[Data segment]

___

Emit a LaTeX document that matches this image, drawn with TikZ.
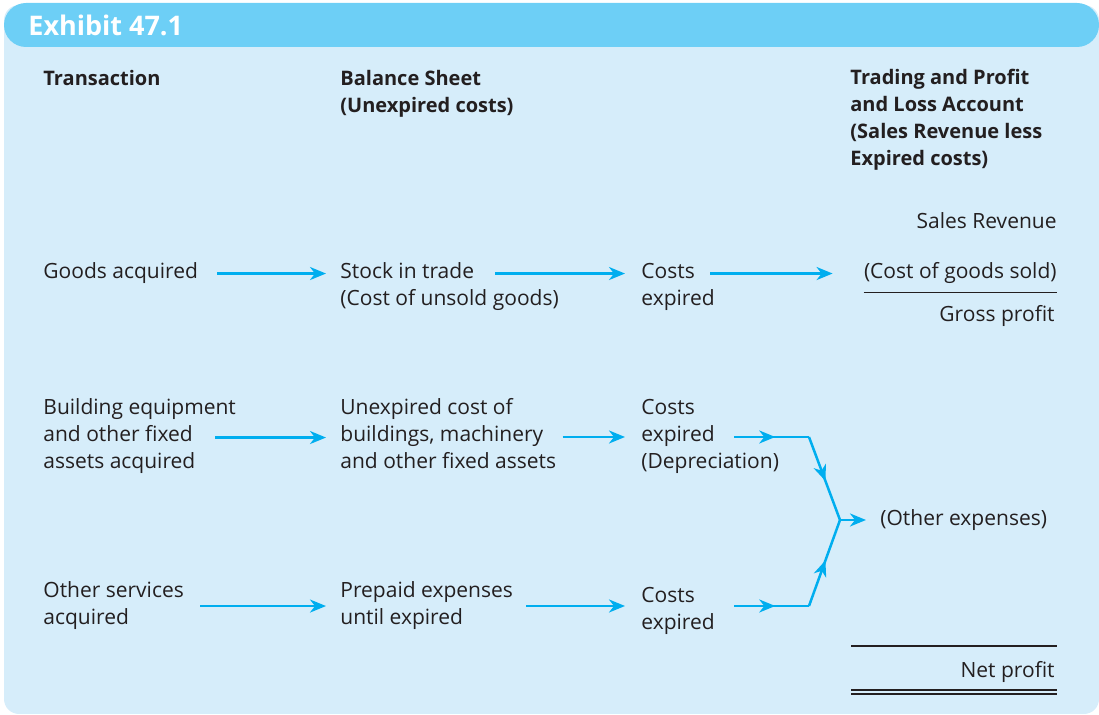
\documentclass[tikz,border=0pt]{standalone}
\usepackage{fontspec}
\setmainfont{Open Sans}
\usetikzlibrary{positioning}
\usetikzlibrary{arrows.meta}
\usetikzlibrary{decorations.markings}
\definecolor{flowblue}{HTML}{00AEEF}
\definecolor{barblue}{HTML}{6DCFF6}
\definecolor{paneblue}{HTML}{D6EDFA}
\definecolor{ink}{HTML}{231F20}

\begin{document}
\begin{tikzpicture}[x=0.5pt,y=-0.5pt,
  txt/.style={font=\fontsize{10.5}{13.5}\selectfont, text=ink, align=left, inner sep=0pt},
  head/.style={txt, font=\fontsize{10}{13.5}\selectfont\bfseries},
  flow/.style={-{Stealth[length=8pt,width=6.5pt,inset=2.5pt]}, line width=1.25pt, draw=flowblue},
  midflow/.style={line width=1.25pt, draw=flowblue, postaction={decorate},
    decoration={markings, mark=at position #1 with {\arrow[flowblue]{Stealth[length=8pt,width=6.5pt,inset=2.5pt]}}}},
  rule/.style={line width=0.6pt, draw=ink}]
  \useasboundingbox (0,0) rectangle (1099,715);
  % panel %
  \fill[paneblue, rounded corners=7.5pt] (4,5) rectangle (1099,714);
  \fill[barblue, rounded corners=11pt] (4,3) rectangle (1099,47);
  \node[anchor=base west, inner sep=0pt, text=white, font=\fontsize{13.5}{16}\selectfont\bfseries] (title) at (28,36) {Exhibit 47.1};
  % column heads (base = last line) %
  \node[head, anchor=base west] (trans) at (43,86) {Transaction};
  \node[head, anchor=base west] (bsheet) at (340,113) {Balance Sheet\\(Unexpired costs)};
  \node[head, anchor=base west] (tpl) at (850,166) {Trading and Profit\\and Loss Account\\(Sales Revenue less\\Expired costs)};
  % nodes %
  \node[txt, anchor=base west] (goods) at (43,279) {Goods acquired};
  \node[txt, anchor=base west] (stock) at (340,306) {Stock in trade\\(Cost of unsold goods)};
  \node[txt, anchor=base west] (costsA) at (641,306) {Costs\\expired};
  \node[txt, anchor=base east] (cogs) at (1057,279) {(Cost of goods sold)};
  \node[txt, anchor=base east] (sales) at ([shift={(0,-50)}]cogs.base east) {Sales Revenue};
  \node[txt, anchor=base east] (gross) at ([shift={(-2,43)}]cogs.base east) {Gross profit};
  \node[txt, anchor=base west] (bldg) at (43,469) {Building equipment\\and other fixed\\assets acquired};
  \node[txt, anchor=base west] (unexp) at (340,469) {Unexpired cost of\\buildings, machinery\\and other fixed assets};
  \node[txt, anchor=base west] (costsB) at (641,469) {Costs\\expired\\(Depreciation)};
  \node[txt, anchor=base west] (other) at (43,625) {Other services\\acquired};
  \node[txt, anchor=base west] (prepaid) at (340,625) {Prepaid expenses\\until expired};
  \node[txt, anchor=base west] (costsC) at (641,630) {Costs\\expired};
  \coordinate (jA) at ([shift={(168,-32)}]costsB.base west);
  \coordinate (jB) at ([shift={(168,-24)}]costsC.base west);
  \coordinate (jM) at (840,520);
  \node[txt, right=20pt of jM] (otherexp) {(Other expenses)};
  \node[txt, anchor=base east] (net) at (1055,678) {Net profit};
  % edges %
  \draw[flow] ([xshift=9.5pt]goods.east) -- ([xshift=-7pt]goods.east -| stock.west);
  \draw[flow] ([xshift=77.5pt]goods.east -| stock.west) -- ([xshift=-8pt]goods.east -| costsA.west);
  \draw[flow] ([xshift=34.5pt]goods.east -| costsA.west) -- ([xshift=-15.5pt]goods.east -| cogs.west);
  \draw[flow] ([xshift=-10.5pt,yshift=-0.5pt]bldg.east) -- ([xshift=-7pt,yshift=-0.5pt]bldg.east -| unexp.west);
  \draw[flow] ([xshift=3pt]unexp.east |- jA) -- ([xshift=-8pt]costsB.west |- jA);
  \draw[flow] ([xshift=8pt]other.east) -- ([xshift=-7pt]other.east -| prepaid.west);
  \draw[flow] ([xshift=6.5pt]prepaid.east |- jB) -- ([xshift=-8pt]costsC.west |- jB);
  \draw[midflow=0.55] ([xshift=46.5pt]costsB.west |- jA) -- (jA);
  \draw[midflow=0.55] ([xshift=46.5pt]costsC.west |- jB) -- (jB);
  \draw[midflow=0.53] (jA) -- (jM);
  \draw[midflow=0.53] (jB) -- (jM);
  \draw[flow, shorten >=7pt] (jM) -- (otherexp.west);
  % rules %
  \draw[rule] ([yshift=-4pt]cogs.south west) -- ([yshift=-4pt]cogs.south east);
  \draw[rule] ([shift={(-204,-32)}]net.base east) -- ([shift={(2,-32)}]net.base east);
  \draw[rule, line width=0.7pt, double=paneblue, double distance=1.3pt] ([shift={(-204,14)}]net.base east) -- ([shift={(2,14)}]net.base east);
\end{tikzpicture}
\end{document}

___

[Given task] Give every line back word for word and leave the pictures out.

[Answer to the problem]
Emit a LaTeX document that matches this image, drawn with TikZ.
\documentclass[tikz,border=0pt]{standalone}
\usepackage{fontspec}
\setmainfont{Open Sans}
\usetikzlibrary{positioning}
\usetikzlibrary{arrows.meta}
\usetikzlibrary{decorations.markings}
\definecolor{flowblue}{HTML}{00AEEF}
\definecolor{barblue}{HTML}{6DCFF6}
\definecolor{paneblue}{HTML}{D6EDFA}
\definecolor{ink}{HTML}{231F20}

\begin{document}
\begin{tikzpicture}[x=0.5pt,y=-0.5pt,
  txt/.style={font=\fontsize{10.5}{13.5}\selectfont, text=ink, align=left, inner sep=0pt},
  head/.style={txt, font=\fontsize{10}{13.5}\selectfont\bfseries},
  flow/.style={-{Stealth[length=8pt,width=6.5pt,inset=2.5pt]}, line width=1.25pt, draw=flowblue},
  midflow/.style={line width=1.25pt, draw=flowblue, postaction={decorate},
    decoration={markings, mark=at position #1 with {\arrow[flowblue]{Stealth[length=8pt,width=6.5pt,inset=2.5pt]}}}},
  rule/.style={line width=0.6pt, draw=ink}]
  \useasboundingbox (0,0) rectangle (1099,715);
  % panel %
  \fill[paneblue, rounded corners=7.5pt] (4,5) rectangle (1099,714);
  \fill[barblue, rounded corners=11pt] (4,3) rectangle (1099,47);
  \node[anchor=base west, inner sep=0pt, text=white, font=\fontsize{13.5}{16}\selectfont\bfseries] (title) at (28,36) {Exhibit 47.1};
  % column heads (base = last line) %
  \node[head, anchor=base west] (trans) at (43,86) {Transaction};
  \node[head, anchor=base west] (bsheet) at (340,113) {Balance Sheet\\(Unexpired costs)};
  \node[head, anchor=base west] (tpl) at (850,166) {Trading and Profit\\and Loss Account\\(Sales Revenue less\\Expired costs)};
  % nodes %
  \node[txt, anchor=base west] (goods) at (43,279) {Goods acquired};
  \node[txt, anchor=base west] (stock) at (340,306) {Stock in trade\\(Cost of unsold goods)};
  \node[txt, anchor=base west] (costsA) at (641,306) {Costs\\expired};
  \node[txt, anchor=base east] (cogs) at (1057,279) {(Cost of goods sold)};
  \node[txt, anchor=base east] (sales) at ([shift={(0,-50)}]cogs.base east) {Sales Revenue};
  \node[txt, anchor=base east] (gross) at ([shift={(-2,43)}]cogs.base east) {Gross profit};
  \node[txt, anchor=base west] (bldg) at (43,469) {Building equipment\\and other fixed\\assets acquired};
  \node[txt, anchor=base west] (unexp) at (340,469) {Unexpired cost of\\buildings, machinery\\and other fixed assets};
  \node[txt, anchor=base west] (costsB) at (641,469) {Costs\\expired\\(Depreciation)};
  \node[txt, anchor=base west] (other) at (43,625) {Other services\\acquired};
  \node[txt, anchor=base west] (prepaid) at (340,625) {Prepaid expenses\\until expired};
  \node[txt, anchor=base west] (costsC) at (641,630) {Costs\\expired};
  \coordinate (jA) at ([shift={(168,-32)}]costsB.base west);
  \coordinate (jB) at ([shift={(168,-24)}]costsC.base west);
  \coordinate (jM) at (840,520);
  \node[txt, right=20pt of jM] (otherexp) {(Other expenses)};
  \node[txt, anchor=base east] (net) at (1055,678) {Net profit};
  % edges %
  \draw[flow] ([xshift=9.5pt]goods.east) -- ([xshift=-7pt]goods.east -| stock.west);
  \draw[flow] ([xshift=77.5pt]goods.east -| stock.west) -- ([xshift=-8pt]goods.east -| costsA.west);
  \draw[flow] ([xshift=34.5pt]goods.east -| costsA.west) -- ([xshift=-15.5pt]goods.east -| cogs.west);
  \draw[flow] ([xshift=-10.5pt,yshift=-0.5pt]bldg.east) -- ([xshift=-7pt,yshift=-0.5pt]bldg.east -| unexp.west);
  \draw[flow] ([xshift=3pt]unexp.east |- jA) -- ([xshift=-8pt]costsB.west |- jA);
  \draw[flow] ([xshift=8pt]other.east) -- ([xshift=-7pt]other.east -| prepaid.west);
  \draw[flow] ([xshift=6.5pt]prepaid.east |- jB) -- ([xshift=-8pt]costsC.west |- jB);
  \draw[midflow=0.55] ([xshift=46.5pt]costsB.west |- jA) -- (jA);
  \draw[midflow=0.55] ([xshift=46.5pt]costsC.west |- jB) -- (jB);
  \draw[midflow=0.53] (jA) -- (jM);
  \draw[midflow=0.53] (jB) -- (jM);
  \draw[flow, shorten >=7pt] (jM) -- (otherexp.west);
  % rules %
  \draw[rule] ([yshift=-4pt]cogs.south west) -- ([yshift=-4pt]cogs.south east);
  \draw[rule] ([shift={(-204,-32)}]net.base east) -- ([shift={(2,-32)}]net.base east);
  \draw[rule, line width=0.7pt, double=paneblue, double distance=1.3pt] ([shift={(-204,14)}]net.base east) -- ([shift={(2,14)}]net.base east);
\end{tikzpicture}
\end{document}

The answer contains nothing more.